---- Given data

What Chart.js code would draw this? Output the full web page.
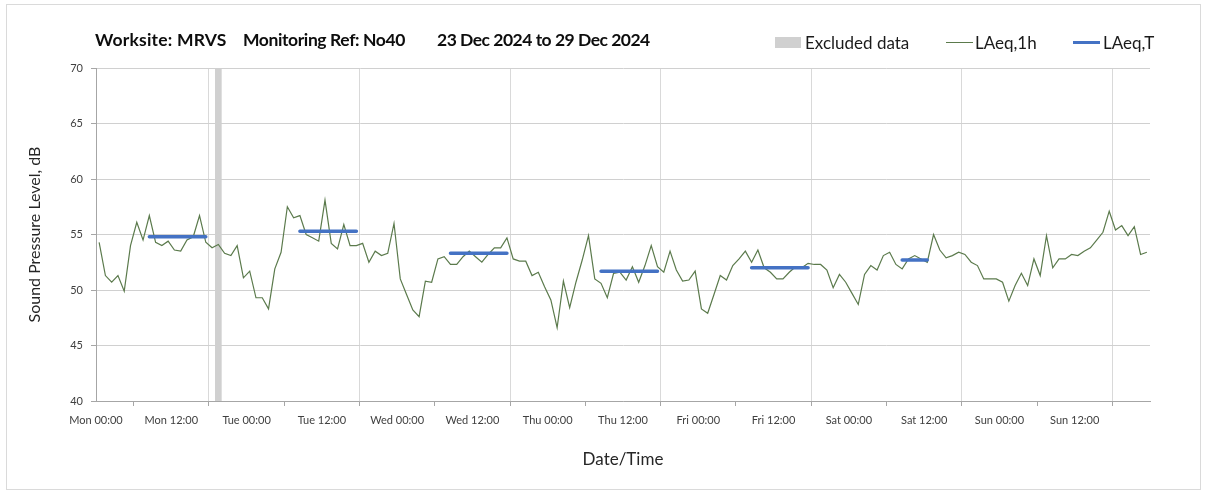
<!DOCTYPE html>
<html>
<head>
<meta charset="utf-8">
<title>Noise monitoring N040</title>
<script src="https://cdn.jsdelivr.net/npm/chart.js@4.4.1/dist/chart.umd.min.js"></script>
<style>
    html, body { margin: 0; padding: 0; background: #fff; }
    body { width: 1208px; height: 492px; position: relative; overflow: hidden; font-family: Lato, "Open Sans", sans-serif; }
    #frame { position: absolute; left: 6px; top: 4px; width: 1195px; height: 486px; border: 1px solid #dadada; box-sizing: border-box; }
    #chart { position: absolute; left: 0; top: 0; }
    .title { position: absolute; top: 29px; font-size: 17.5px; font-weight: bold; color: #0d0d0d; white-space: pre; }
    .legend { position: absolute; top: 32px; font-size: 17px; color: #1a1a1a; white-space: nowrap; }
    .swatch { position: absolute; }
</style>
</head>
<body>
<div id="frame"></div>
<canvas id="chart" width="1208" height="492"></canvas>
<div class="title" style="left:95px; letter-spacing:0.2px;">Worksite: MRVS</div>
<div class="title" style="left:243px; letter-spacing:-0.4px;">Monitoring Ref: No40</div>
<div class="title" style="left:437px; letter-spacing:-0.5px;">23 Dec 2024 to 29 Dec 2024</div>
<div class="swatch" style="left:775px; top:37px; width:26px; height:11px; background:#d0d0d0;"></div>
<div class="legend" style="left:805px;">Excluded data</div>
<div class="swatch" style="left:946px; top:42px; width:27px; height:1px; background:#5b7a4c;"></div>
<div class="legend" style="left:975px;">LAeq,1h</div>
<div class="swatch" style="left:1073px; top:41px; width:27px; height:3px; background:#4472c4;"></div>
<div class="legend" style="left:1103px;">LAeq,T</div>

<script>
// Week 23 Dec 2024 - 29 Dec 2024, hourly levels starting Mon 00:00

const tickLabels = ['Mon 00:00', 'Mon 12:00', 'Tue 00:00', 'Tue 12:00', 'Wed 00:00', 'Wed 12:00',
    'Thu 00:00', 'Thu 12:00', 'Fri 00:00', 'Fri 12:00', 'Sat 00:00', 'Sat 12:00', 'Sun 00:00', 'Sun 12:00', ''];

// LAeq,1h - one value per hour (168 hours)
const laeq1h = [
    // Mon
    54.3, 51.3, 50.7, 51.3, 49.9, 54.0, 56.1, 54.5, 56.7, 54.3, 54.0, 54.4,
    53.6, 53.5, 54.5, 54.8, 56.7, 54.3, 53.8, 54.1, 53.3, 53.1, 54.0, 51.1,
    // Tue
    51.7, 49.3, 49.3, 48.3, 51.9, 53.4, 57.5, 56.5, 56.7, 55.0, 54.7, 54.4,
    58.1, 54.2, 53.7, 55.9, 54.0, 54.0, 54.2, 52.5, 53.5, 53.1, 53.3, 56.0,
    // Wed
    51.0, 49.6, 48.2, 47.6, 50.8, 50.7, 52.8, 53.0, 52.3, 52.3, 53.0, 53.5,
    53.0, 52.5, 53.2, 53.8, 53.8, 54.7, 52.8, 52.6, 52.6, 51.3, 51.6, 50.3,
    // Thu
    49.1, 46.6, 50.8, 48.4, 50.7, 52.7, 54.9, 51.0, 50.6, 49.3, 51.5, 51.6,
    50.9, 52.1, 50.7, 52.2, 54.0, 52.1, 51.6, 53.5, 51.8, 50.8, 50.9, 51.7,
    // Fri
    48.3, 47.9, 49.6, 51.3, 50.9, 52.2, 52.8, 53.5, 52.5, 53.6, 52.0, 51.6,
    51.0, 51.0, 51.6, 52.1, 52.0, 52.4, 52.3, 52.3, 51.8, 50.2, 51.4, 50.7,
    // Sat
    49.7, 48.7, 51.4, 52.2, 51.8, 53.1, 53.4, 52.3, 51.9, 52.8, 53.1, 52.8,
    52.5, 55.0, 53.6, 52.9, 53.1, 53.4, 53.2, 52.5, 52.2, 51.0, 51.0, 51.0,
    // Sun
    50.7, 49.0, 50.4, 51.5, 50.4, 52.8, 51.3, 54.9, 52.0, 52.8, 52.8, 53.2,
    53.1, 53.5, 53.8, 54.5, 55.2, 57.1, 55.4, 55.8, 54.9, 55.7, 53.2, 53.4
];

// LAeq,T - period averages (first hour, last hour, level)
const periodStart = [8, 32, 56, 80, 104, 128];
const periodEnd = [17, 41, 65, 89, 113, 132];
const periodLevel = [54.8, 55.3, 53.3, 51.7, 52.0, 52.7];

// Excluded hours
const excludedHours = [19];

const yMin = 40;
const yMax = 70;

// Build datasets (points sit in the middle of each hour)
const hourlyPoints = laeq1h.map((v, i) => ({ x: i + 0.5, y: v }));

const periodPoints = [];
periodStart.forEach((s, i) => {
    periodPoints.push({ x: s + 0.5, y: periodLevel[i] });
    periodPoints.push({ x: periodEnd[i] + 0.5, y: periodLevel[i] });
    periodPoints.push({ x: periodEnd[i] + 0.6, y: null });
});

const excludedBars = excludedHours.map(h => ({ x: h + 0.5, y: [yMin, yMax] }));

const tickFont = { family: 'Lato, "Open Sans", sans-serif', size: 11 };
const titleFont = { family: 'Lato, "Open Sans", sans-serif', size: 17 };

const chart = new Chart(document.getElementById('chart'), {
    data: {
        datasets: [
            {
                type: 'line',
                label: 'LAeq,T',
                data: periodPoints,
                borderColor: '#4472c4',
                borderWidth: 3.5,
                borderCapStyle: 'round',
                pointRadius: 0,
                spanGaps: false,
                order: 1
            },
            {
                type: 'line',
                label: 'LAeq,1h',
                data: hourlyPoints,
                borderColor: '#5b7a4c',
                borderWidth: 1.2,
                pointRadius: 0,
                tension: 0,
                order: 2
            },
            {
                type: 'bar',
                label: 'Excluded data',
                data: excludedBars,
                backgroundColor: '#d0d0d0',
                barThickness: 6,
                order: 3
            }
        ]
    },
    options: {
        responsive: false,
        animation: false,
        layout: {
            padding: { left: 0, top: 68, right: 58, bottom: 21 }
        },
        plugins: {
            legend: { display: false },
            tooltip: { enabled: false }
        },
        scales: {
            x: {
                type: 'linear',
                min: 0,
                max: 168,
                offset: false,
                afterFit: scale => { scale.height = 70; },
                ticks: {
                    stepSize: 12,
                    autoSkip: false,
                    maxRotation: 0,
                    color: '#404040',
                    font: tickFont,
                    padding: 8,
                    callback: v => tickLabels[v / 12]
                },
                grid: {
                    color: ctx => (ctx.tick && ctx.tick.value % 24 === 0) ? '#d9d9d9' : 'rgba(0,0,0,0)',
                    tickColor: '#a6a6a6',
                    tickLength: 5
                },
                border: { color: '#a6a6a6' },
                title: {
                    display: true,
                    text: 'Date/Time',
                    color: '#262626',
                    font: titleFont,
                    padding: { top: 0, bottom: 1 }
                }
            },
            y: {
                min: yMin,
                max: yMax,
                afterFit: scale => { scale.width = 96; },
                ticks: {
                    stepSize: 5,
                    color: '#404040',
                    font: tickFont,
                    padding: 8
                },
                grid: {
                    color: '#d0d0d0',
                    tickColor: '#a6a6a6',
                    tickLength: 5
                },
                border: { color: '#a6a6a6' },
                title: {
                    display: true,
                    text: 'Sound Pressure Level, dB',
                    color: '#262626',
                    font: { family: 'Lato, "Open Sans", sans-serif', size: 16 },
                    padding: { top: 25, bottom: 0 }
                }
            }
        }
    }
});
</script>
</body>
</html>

--------

* Given task
Omit the pictures, then output the rest of the listing exactly.

* Solution below
What Chart.js code would draw this? Output the full web page.
<!DOCTYPE html>
<html>
<head>
<meta charset="utf-8">
<title>Noise monitoring N040</title>
<script src="https://cdn.jsdelivr.net/npm/chart.js@4.4.1/dist/chart.umd.min.js"></script>
<style>
    html, body { margin: 0; padding: 0; background: #fff; }
    body { width: 1208px; height: 492px; position: relative; overflow: hidden; font-family: Lato, "Open Sans", sans-serif; }
    #frame { position: absolute; left: 6px; top: 4px; width: 1195px; height: 486px; border: 1px solid #dadada; box-sizing: border-box; }
    #chart { position: absolute; left: 0; top: 0; }
    .title { position: absolute; top: 29px; font-size: 17.5px; font-weight: bold; color: #0d0d0d; white-space: pre; }
    .legend { position: absolute; top: 32px; font-size: 17px; color: #1a1a1a; white-space: nowrap; }
    .swatch { position: absolute; }
</style>
</head>
<body>
<div id="frame"></div>
<canvas id="chart" width="1208" height="492"></canvas>
<div class="title" style="left:95px; letter-spacing:0.2px;">Worksite: MRVS</div>
<div class="title" style="left:243px; letter-spacing:-0.4px;">Monitoring Ref: No40</div>
<div class="title" style="left:437px; letter-spacing:-0.5px;">23 Dec 2024 to 29 Dec 2024</div>
<div class="swatch" style="left:775px; top:37px; width:26px; height:11px; background:#d0d0d0;"></div>
<div class="legend" style="left:805px;">Excluded data</div>
<div class="swatch" style="left:946px; top:42px; width:27px; height:1px; background:#5b7a4c;"></div>
<div class="legend" style="left:975px;">LAeq,1h</div>
<div class="swatch" style="left:1073px; top:41px; width:27px; height:3px; background:#4472c4;"></div>
<div class="legend" style="left:1103px;">LAeq,T</div>

<script>
// Week 23 Dec 2024 - 29 Dec 2024, hourly levels starting Mon 00:00

const tickLabels = ['Mon 00:00', 'Mon 12:00', 'Tue 00:00', 'Tue 12:00', 'Wed 00:00', 'Wed 12:00',
    'Thu 00:00', 'Thu 12:00', 'Fri 00:00', 'Fri 12:00', 'Sat 00:00', 'Sat 12:00', 'Sun 00:00', 'Sun 12:00', ''];

// LAeq,1h - one value per hour (168 hours)
const laeq1h = [
    // Mon
    54.3, 51.3, 50.7, 51.3, 49.9, 54.0, 56.1, 54.5, 56.7, 54.3, 54.0, 54.4,
    53.6, 53.5, 54.5, 54.8, 56.7, 54.3, 53.8, 54.1, 53.3, 53.1, 54.0, 51.1,
    // Tue
    51.7, 49.3, 49.3, 48.3, 51.9, 53.4, 57.5, 56.5, 56.7, 55.0, 54.7, 54.4,
    58.1, 54.2, 53.7, 55.9, 54.0, 54.0, 54.2, 52.5, 53.5, 53.1, 53.3, 56.0,
    // Wed
    51.0, 49.6, 48.2, 47.6, 50.8, 50.7, 52.8, 53.0, 52.3, 52.3, 53.0, 53.5,
    53.0, 52.5, 53.2, 53.8, 53.8, 54.7, 52.8, 52.6, 52.6, 51.3, 51.6, 50.3,
    // Thu
    49.1, 46.6, 50.8, 48.4, 50.7, 52.7, 54.9, 51.0, 50.6, 49.3, 51.5, 51.6,
    50.9, 52.1, 50.7, 52.2, 54.0, 52.1, 51.6, 53.5, 51.8, 50.8, 50.9, 51.7,
    // Fri
    48.3, 47.9, 49.6, 51.3, 50.9, 52.2, 52.8, 53.5, 52.5, 53.6, 52.0, 51.6,
    51.0, 51.0, 51.6, 52.1, 52.0, 52.4, 52.3, 52.3, 51.8, 50.2, 51.4, 50.7,
    // Sat
    49.7, 48.7, 51.4, 52.2, 51.8, 53.1, 53.4, 52.3, 51.9, 52.8, 53.1, 52.8,
    52.5, 55.0, 53.6, 52.9, 53.1, 53.4, 53.2, 52.5, 52.2, 51.0, 51.0, 51.0,
    // Sun
    50.7, 49.0, 50.4, 51.5, 50.4, 52.8, 51.3, 54.9, 52.0, 52.8, 52.8, 53.2,
    53.1, 53.5, 53.8, 54.5, 55.2, 57.1, 55.4, 55.8, 54.9, 55.7, 53.2, 53.4
];

// LAeq,T - period averages (first hour, last hour, level)
const periodStart = [8, 32, 56, 80, 104, 128];
const periodEnd = [17, 41, 65, 89, 113, 132];
const periodLevel = [54.8, 55.3, 53.3, 51.7, 52.0, 52.7];

// Excluded hours
const excludedHours = [19];

const yMin = 40;
const yMax = 70;

// Build datasets (points sit in the middle of each hour)
const hourlyPoints = laeq1h.map((v, i) => ({ x: i + 0.5, y: v }));

const periodPoints = [];
periodStart.forEach((s, i) => {
    periodPoints.push({ x: s + 0.5, y: periodLevel[i] });
    periodPoints.push({ x: periodEnd[i] + 0.5, y: periodLevel[i] });
    periodPoints.push({ x: periodEnd[i] + 0.6, y: null });
});

const excludedBars = excludedHours.map(h => ({ x: h + 0.5, y: [yMin, yMax] }));

const tickFont = { family: 'Lato, "Open Sans", sans-serif', size: 11 };
const titleFont = { family: 'Lato, "Open Sans", sans-serif', size: 17 };

const chart = new Chart(document.getElementById('chart'), {
    data: {
        datasets: [
            {
                type: 'line',
                label: 'LAeq,T',
                data: periodPoints,
                borderColor: '#4472c4',
                borderWidth: 3.5,
                borderCapStyle: 'round',
                pointRadius: 0,
                spanGaps: false,
                order: 1
            },
            {
                type: 'line',
                label: 'LAeq,1h',
                data: hourlyPoints,
                borderColor: '#5b7a4c',
                borderWidth: 1.2,
                pointRadius: 0,
                tension: 0,
                order: 2
            },
            {
                type: 'bar',
                label: 'Excluded data',
                data: excludedBars,
                backgroundColor: '#d0d0d0',
                barThickness: 6,
                order: 3
            }
        ]
    },
    options: {
        responsive: false,
        animation: false,
        layout: {
            padding: { left: 0, top: 68, right: 58, bottom: 21 }
        },
        plugins: {
            legend: { display: false },
            tooltip: { enabled: false }
        },
        scales: {
            x: {
                type: 'linear',
                min: 0,
                max: 168,
                offset: false,
                afterFit: scale => { scale.height = 70; },
                ticks: {
                    stepSize: 12,
                    autoSkip: false,
                    maxRotation: 0,
                    color: '#404040',
                    font: tickFont,
                    padding: 8,
                    callback: v => tickLabels[v / 12]
                },
                grid: {
                    color: ctx => (ctx.tick && ctx.tick.value % 24 === 0) ? '#d9d9d9' : 'rgba(0,0,0,0)',
                    tickColor: '#a6a6a6',
                    tickLength: 5
                },
                border: { color: '#a6a6a6' },
                title: {
                    display: true,
                    text: 'Date/Time',
                    color: '#262626',
                    font: titleFont,
                    padding: { top: 0, bottom: 1 }
                }
            },
            y: {
                min: yMin,
                max: yMax,
                afterFit: scale => { scale.width = 96; },
                ticks: {
                    stepSize: 5,
                    color: '#404040',
                    font: tickFont,
                    padding: 8
                },
                grid: {
                    color: '#d0d0d0',
                    tickColor: '#a6a6a6',
                    tickLength: 5
                },
                border: { color: '#a6a6a6' },
                title: {
                    display: true,
                    text: 'Sound Pressure Level, dB',
                    color: '#262626',
                    font: { family: 'Lato, "Open Sans", sans-serif', size: 16 },
                    padding: { top: 25, bottom: 0 }
                }
            }
        }
    }
});
</script>
</body>
</html>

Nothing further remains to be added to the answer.